5. Majoration et marges
Enfin, chaque entité de la chaîne ajoute une marge pour survivre et croître :
- Marge du fabricant : Elle couvre ses bénéfices et ses investissements dans la croissance.
- Marge de la marque : Le créateur ou la marque qui commande la fabrication applique une marge sur le coût pour couvrirleurfrais généraux (site web, marketing, photographie, personnel) et bénéfices.
- Marge du détaillant : Si le produit est vendu en boutique, le détaillant applique généralement une marge de 2 à 2,5 fois le prix de gros qu’il paie à la marque.
Exemple de répartition des coûts : une simple bague en vermeil.
| Composante de coût | Coût estimé (par pièce pour une production de 100 unités) | Notes |
|---|---|---|
| Matériaux (Argent + Or) | 12,00 $ – 25,00 $ | Cela varie énormément en fonction du poids et de l'épaisseur de l'or. |
| Pierres précieuses | 0,00 $ – 50,00 $ et plus | Comparer le zircon cubique au diamant change tout. |
| Main-d'œuvre (CAO, moulage, polissage, placage, contrôle qualité) | 15,00 $ – 30,00 $ | Fortement dépendant des taux de main-d'œuvre géographiques. |
| Coût d'installation amorti | 8,00 $ – 15,00 $ | (Coût total d'installation de 800 $ à 1500 $ ÷ 100 unités) |
| Consommables et frais généraux | 5,00 $ – 10,00 $ | Électricité, produits chimiques, emballages, etc. |
| **Coût de base du fabricant** | 40,00 $ – 120,00 $ | La somme de ce qui précède. |
| Marge du fabricant (20-30%) | 8,00 $ – 36,00 $ | |
| **Prix de gros de la marque** | 48,00 $ – 156,00 $ | Prix que la marque paie à l'usine. |
| Marge de la marque (2x – 2,5x) | 96,00 $ – 390,00 $ | Couvre les frais généraux et les bénéfices de la marque. |
| **Prix de vente conseillé par la marque** | 144,00 $ – 546,00 $ | Prix que vous payez sur le site web de la marque. |
| Marge du détaillant (2x – 2,5x) | 288,00 $ – 1 365,00 $ | Si vendu par l'intermédiaire d'un magasin tiers. |
Ce tableau est une illustration simplifiée. Les chiffres réels peuvent varier considérablement.
Conclusion : La véritable valeur du vermeil
La fabrication du vermeil témoigne du génie et du savoir-faire humains. Bien plus qu'un simple trempage, c'est un processus rigoureux en plusieurs étapes qui exige compétence, précision et contrôle qualité à chaque étape. Son coût reflète cette réalité, intégrant des matériaux précieux, une main-d'œuvre artisanale rare et des frais généraux importants.

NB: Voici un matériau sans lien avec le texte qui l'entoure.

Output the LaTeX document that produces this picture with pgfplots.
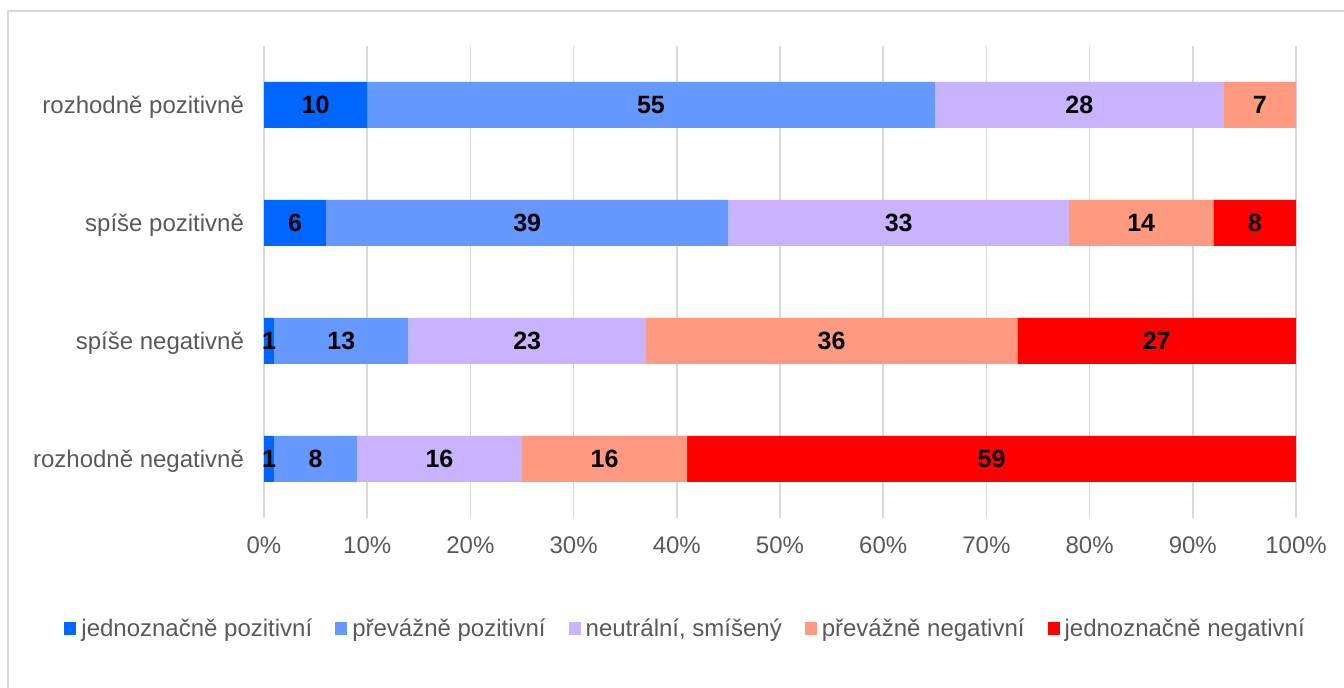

Lorsque vous achetez un véritable bijou en vermeil, vous ne payez pas seulement le poids de l'argent et de l'or. Vous investissez dans :
- La créativité du designer.
- L'expertise du modeleur CAO.
- La patience du polisseur.
- La précision du plaqueur.
- L'œil avisé du contrôleur qualité.
- L'assurance d'une norme réglementée qui garantit durabilité et valeur.
Comprendre ce processus, de la conception à la réalisation, permet d'aller au-delà des apparences. Cela favorise l'appréciation de la véritable valeur du vermeil : une beauté intemporelle, une création éthique et un luxe accessible, le tout forgé par une remarquable alchimie moderne.